The second book by Eric Richardson “In Search of the lost canals of the Black Country” was published in 1996. He noted “A preservation area has been completed here along The  Tame River and The Haines Branch remains a rush filled sanctuary. “

Towards the end of the Millennium, Great Bridge Traders and The Tenants and Residents Association led by Malcolm Beckley attempted with the indefatigable local councillor Fred Perry and with the support of The Friends of Sheepwash and the Tipton Civic Society to clean up and restore the canal as far as Sheepwash Lane. They received little to no help from Sandwell council in the process , despite money from a housing development in Mill Street being promised to do this, in addition to a bid submitted to The Heritage Lottery. The housing developer went into administration and thus the money disappeared.

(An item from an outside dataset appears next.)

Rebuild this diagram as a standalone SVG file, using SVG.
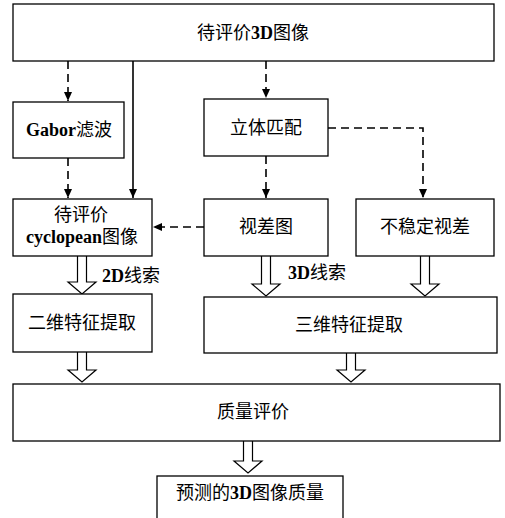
<svg xmlns="http://www.w3.org/2000/svg" width="505" height="518" viewBox="0 0 505 518">
<style>
.box{fill:#fff;stroke:#000;stroke-width:1.3}
.t{font-family:"Liberation Serif","Noto Sans CJK SC",serif;font-size:18px;fill:#000;text-anchor:middle;dominant-baseline:central}
.b{font-weight:bold}
.dash{fill:none;stroke:#000;stroke-width:1.6;stroke-dasharray:8,5}
.solid{fill:none;stroke:#000;stroke-width:1.6}
.hol{fill:#fff;stroke:#000;stroke-width:1.2}
</style>
<defs>
<marker id="ah" markerWidth="10" markerHeight="10" refX="9" refY="5" orient="auto" markerUnits="userSpaceOnUse">
<path d="M0,1 L9,5 L0,9 Z" fill="#000"/>
</marker>
</defs>
<rect width="505" height="518" fill="#fff"/>
<g id="connectors">
<line class="dash" x1="68" y1="61" x2="68" y2="101" marker-end="url(#ah)"/>
<line class="solid" x1="133" y1="61" x2="133" y2="198" marker-end="url(#ah)"/>
<line class="dash" x1="266" y1="61" x2="266" y2="98" marker-end="url(#ah)"/>
<line class="dash" x1="68" y1="158" x2="68" y2="198" marker-end="url(#ah)"/>
<line class="dash" x1="266" y1="156" x2="266" y2="198" marker-end="url(#ah)"/>
<polyline class="dash" points="328,128 423,128 423,198" marker-end="url(#ah)"/>
<line class="dash" x1="204" y1="227" x2="153" y2="227" marker-end="url(#ah)"/>
<path class="hol" d="M77.5,256 V282 H68 L82,294 L96,282 H86.5 V256"/>
<path class="hol" d="M261.5,256 V284 H252 L266,296 L280,284 H270.5 V256"/>
<path class="hol" d="M420.5,256 V284 H411 L425,296 L439,284 H429.5 V256"/>
<path class="hol" d="M77.5,352 V370 H68 L82,382 L96,370 H86.5 V352"/>
<path class="hol" d="M346.5,353 V370 H337 L351,382 L365,370 H355.5 V353"/>
<path class="hol" d="M243.5,441 V461 H234 L248,473 L262,461 H252.5 V441"/>
<text class="t" x="131" y="276"><tspan class="b">2D</tspan>线索</text>
<text class="t" x="317" y="273"><tspan class="b">3D</tspan>线索</text>
</g>
<g id="n_top"><rect class="box" x="13" y="4" width="481" height="57"/><text class="t" x="253" y="33">待评价<tspan class="b">3D</tspan>图像</text></g>
<g id="n_gabor"><rect class="box" x="13" y="102" width="111" height="56"/><text class="t" x="69" y="130"><tspan class="b">Gabor</tspan>滤波</text></g>
<g id="n_stereo"><rect class="box" x="204" y="99" width="124" height="57"/><text class="t" x="266" y="128">立体匹配</text></g>
<g id="n_cyclo"><rect class="box" x="13" y="199" width="139" height="57"/><text class="t" x="81" y="215">待评价</text><text class="t" x="82" y="237"><tspan class="b">cyclopean</tspan>图像</text></g>
<g id="n_disp"><rect class="box" x="204" y="199" width="124" height="57"/><text class="t" x="266" y="227">视差图</text></g>
<g id="n_unstable"><rect class="box" x="356" y="199" width="138" height="57"/><text class="t" x="425" y="227">不稳定视差</text></g>
<g id="n_2d"><rect class="box" x="13" y="294" width="139" height="58"/><text class="t" x="82" y="323">二维特征提取</text></g>
<g id="n_3d"><rect class="box" x="204" y="297" width="293" height="56"/><text class="t" x="349" y="325">三维特征提取</text></g>
<g id="n_quality"><rect class="box" x="13" y="384" width="487" height="57"/><text class="t" x="253" y="412">质量评价</text></g>
<g id="n_pred"><rect class="box" x="157" y="476" width="186" height="50"/><text class="t" x="250" y="493">预测的<tspan class="b">3D</tspan>图像质量</text></g>
</svg>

Alas both men would never see this dream realised before their deaths, though in some apparent fit of belated sentimentality , or more likely guilt, players within the council decided to rename “The Haines Branch “ walkway after a man who would not have wanted any such thing. Thus “Fred Perry Walk” cancelled out all of the history that Fred had fought for and it was an insult to him and not a fitting legacy at all. They even took away all mention of the real historic name of the area in one last act of treacherous spite. 

Did they sell it off for scrap or ebay it care of a third party?

An orientation board with the history of The Haines Branch and the wildlife it attracted was also ripped out to be replaced by a vacuous nothing bearing Fred’s name.

The other Great Bridge blight- namely Asda

The neglect by the authorities continued with drug addicts, and local drunken filth and scum of “Great” Bridge contaminating the remaining puddles of litter that once delivered cargo, until recently when some local men decided to attempt to clear some of it up. Their efforts are to be commended, but perhaps if “The Haines Branch” is to ever resurface, it will be down to the powers that be to actually do something rather than leave it to others and something more imaginative than “filling it in”.